Supplied data:
|---|

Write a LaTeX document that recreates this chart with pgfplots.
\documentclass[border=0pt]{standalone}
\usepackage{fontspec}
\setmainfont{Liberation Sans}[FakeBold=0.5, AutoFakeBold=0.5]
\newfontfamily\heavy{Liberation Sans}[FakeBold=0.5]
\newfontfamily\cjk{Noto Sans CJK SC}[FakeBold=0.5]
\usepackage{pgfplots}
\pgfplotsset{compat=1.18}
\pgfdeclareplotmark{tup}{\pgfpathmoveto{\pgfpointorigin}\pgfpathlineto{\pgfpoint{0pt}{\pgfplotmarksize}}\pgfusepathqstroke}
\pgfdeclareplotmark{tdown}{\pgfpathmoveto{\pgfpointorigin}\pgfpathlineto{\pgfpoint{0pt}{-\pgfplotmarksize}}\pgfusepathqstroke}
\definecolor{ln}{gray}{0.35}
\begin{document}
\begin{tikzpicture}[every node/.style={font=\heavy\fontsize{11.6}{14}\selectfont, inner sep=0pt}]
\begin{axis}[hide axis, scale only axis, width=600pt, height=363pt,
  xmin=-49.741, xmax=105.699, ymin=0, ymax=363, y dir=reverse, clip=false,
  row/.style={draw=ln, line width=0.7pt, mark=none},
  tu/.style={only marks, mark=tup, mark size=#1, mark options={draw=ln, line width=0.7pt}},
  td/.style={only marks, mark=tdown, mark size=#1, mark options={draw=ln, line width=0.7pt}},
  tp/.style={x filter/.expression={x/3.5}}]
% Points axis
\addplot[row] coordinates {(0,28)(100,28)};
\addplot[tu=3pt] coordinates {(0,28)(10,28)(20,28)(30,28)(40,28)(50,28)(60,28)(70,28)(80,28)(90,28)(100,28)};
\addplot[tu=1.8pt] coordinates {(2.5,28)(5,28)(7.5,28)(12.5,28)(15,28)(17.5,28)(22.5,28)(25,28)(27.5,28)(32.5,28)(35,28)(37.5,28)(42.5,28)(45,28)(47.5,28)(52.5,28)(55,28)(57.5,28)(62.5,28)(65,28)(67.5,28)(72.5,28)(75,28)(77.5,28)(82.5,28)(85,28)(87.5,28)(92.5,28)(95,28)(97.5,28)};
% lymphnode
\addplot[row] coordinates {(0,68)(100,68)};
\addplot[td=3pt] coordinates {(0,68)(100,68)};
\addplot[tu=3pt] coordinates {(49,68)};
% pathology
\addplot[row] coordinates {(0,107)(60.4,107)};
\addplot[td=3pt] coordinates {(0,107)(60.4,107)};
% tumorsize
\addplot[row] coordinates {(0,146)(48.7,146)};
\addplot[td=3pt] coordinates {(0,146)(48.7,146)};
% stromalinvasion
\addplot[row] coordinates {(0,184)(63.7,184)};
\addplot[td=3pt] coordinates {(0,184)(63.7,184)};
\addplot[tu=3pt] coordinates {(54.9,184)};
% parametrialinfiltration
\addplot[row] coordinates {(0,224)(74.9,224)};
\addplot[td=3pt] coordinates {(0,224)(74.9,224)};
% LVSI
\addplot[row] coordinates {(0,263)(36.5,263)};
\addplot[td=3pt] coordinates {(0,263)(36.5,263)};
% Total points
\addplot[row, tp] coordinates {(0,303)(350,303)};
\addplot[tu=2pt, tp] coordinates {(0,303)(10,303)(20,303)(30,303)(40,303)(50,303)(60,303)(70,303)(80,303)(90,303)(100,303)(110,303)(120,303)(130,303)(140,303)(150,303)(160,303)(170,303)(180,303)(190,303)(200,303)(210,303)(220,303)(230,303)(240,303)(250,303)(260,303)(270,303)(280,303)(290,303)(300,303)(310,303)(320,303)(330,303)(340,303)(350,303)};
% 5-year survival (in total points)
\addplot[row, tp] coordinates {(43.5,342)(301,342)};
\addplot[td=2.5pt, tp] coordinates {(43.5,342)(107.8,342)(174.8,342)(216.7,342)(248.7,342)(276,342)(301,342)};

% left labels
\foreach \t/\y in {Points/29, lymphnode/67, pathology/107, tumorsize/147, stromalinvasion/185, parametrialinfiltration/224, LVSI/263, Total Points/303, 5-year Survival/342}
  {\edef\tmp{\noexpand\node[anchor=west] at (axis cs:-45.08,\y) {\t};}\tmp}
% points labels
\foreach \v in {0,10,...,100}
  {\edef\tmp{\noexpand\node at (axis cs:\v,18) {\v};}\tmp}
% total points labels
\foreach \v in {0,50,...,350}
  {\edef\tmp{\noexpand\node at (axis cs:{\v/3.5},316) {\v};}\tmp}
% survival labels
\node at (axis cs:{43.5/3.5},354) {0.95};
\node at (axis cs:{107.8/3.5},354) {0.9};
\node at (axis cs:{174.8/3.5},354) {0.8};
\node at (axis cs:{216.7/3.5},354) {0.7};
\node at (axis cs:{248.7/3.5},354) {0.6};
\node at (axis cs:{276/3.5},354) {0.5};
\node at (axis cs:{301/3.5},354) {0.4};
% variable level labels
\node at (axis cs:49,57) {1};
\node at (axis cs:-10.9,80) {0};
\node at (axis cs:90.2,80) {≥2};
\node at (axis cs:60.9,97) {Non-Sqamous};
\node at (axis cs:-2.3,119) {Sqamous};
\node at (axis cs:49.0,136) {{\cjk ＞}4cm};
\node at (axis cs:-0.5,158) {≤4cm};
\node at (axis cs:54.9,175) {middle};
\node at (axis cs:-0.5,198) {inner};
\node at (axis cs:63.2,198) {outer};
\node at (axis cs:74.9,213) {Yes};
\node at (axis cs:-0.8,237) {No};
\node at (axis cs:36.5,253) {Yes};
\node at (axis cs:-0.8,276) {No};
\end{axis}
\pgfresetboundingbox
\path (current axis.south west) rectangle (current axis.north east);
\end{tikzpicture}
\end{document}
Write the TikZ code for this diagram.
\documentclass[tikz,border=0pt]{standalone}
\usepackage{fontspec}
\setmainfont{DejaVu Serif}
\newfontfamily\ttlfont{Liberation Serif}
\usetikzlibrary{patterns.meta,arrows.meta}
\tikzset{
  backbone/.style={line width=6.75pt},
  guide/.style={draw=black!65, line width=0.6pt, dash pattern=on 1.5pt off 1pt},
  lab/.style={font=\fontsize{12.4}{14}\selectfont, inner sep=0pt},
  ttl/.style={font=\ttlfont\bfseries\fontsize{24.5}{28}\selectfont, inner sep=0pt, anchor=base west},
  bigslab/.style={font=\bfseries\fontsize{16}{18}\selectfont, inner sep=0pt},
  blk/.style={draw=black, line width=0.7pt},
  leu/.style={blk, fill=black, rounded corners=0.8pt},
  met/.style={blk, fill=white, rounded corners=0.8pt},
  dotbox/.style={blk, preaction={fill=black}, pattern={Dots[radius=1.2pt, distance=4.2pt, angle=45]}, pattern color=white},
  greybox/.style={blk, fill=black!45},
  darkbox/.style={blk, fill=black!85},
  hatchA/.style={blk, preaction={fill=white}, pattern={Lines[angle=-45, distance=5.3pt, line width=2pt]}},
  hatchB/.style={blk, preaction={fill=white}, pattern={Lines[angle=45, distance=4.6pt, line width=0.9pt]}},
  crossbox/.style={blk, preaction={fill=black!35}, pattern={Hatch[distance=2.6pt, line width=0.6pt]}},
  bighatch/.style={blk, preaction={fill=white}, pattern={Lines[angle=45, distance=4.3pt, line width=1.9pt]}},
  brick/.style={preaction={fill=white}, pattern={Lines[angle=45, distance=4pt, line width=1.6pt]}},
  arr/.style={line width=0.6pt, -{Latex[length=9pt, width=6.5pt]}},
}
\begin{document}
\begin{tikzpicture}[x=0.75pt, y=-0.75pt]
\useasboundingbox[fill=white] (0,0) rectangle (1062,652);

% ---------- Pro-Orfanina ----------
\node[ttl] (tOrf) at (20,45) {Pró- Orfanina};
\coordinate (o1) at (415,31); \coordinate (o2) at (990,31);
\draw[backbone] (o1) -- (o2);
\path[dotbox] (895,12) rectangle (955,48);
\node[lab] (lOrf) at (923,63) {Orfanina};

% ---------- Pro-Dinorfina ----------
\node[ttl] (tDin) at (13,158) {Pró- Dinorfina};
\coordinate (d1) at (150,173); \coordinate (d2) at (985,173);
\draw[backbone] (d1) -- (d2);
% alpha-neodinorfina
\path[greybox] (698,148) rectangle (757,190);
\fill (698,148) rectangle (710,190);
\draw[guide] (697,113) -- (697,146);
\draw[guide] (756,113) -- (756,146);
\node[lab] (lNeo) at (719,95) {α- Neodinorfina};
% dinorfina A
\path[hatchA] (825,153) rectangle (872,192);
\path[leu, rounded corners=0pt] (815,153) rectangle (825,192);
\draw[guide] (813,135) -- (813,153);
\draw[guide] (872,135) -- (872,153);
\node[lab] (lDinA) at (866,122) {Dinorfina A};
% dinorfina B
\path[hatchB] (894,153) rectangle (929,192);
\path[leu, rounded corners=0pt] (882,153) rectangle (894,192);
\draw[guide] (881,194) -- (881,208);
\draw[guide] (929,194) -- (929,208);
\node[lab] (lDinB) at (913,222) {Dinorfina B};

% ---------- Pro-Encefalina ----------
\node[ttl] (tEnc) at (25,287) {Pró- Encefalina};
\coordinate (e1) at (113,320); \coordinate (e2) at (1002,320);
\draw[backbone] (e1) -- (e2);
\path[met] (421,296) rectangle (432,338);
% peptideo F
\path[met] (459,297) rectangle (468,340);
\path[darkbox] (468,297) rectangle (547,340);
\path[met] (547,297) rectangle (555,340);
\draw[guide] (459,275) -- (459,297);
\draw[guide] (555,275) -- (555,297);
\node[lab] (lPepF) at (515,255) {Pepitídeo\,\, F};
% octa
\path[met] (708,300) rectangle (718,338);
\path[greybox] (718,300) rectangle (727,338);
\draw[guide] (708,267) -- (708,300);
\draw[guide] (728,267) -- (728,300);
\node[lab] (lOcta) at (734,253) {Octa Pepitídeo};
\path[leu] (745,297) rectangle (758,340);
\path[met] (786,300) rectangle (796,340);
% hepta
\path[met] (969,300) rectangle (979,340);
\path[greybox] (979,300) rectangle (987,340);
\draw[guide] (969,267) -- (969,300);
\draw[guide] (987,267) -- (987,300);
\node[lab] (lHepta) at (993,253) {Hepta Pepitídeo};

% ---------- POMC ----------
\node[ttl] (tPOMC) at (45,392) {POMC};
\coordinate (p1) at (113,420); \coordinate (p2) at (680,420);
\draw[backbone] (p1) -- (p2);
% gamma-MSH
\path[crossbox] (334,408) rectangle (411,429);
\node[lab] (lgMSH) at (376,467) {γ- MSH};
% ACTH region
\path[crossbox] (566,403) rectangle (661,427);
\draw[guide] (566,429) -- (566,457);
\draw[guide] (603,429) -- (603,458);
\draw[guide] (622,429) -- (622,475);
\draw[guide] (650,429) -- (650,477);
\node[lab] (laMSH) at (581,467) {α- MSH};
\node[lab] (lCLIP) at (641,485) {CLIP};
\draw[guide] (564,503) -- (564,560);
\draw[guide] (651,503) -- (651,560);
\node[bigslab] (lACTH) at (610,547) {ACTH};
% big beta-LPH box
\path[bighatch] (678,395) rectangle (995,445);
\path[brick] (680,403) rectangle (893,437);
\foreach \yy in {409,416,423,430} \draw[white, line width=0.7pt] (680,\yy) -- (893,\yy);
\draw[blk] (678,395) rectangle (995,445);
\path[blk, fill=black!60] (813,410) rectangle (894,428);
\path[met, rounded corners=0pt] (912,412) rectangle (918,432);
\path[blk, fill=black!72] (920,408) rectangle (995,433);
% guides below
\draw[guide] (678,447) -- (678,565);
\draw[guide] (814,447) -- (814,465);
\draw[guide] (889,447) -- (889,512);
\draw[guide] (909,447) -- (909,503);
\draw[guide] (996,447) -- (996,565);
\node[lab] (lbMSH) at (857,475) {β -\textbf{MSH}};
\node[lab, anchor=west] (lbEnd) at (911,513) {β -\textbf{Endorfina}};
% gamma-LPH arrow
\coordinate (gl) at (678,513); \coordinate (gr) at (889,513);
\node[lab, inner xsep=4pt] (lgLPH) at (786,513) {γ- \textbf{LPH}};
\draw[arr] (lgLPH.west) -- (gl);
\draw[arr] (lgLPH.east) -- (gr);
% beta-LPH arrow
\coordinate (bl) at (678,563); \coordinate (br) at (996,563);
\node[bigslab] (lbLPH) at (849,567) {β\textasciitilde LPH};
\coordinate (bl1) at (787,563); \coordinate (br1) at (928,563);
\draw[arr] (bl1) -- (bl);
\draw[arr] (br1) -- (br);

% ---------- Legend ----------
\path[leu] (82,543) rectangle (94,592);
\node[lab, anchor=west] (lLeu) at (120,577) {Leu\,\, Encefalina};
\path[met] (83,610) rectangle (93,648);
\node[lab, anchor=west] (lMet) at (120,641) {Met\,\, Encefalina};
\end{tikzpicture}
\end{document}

|---|

Given exercise: Only the lines from the one containing "Write the TikZ code for this diagram." through the one containing "(lOrf) at (923,63)" are to be extracted, exactly as they appear, with both ends included.

Solution to the exercise:
Write the TikZ code for this diagram.
\documentclass[tikz,border=0pt]{standalone}
\usepackage{fontspec}
\setmainfont{DejaVu Serif}
\newfontfamily\ttlfont{Liberation Serif}
\usetikzlibrary{patterns.meta,arrows.meta}
\tikzset{
  backbone/.style={line width=6.75pt},
  guide/.style={draw=black!65, line width=0.6pt, dash pattern=on 1.5pt off 1pt},
  lab/.style={font=\fontsize{12.4}{14}\selectfont, inner sep=0pt},
  ttl/.style={font=\ttlfont\bfseries\fontsize{24.5}{28}\selectfont, inner sep=0pt, anchor=base west},
  bigslab/.style={font=\bfseries\fontsize{16}{18}\selectfont, inner sep=0pt},
  blk/.style={draw=black, line width=0.7pt},
  leu/.style={blk, fill=black, rounded corners=0.8pt},
  met/.style={blk, fill=white, rounded corners=0.8pt},
  dotbox/.style={blk, preaction={fill=black}, pattern={Dots[radius=1.2pt, distance=4.2pt, angle=45]}, pattern color=white},
  greybox/.style={blk, fill=black!45},
  darkbox/.style={blk, fill=black!85},
  hatchA/.style={blk, preaction={fill=white}, pattern={Lines[angle=-45, distance=5.3pt, line width=2pt]}},
  hatchB/.style={blk, preaction={fill=white}, pattern={Lines[angle=45, distance=4.6pt, line width=0.9pt]}},
  crossbox/.style={blk, preaction={fill=black!35}, pattern={Hatch[distance=2.6pt, line width=0.6pt]}},
  bighatch/.style={blk, preaction={fill=white}, pattern={Lines[angle=45, distance=4.3pt, line width=1.9pt]}},
  brick/.style={preaction={fill=white}, pattern={Lines[angle=45, distance=4pt, line width=1.6pt]}},
  arr/.style={line width=0.6pt, -{Latex[length=9pt, width=6.5pt]}},
}
\begin{document}
\begin{tikzpicture}[x=0.75pt, y=-0.75pt]
\useasboundingbox[fill=white] (0,0) rectangle (1062,652);

% ---------- Pro-Orfanina ----------
\node[ttl] (tOrf) at (20,45) {Pró- Orfanina};
\coordinate (o1) at (415,31); \coordinate (o2) at (990,31);
\draw[backbone] (o1) -- (o2);
\path[dotbox] (895,12) rectangle (955,48);
\node[lab] (lOrf) at (923,63) {Orfanina};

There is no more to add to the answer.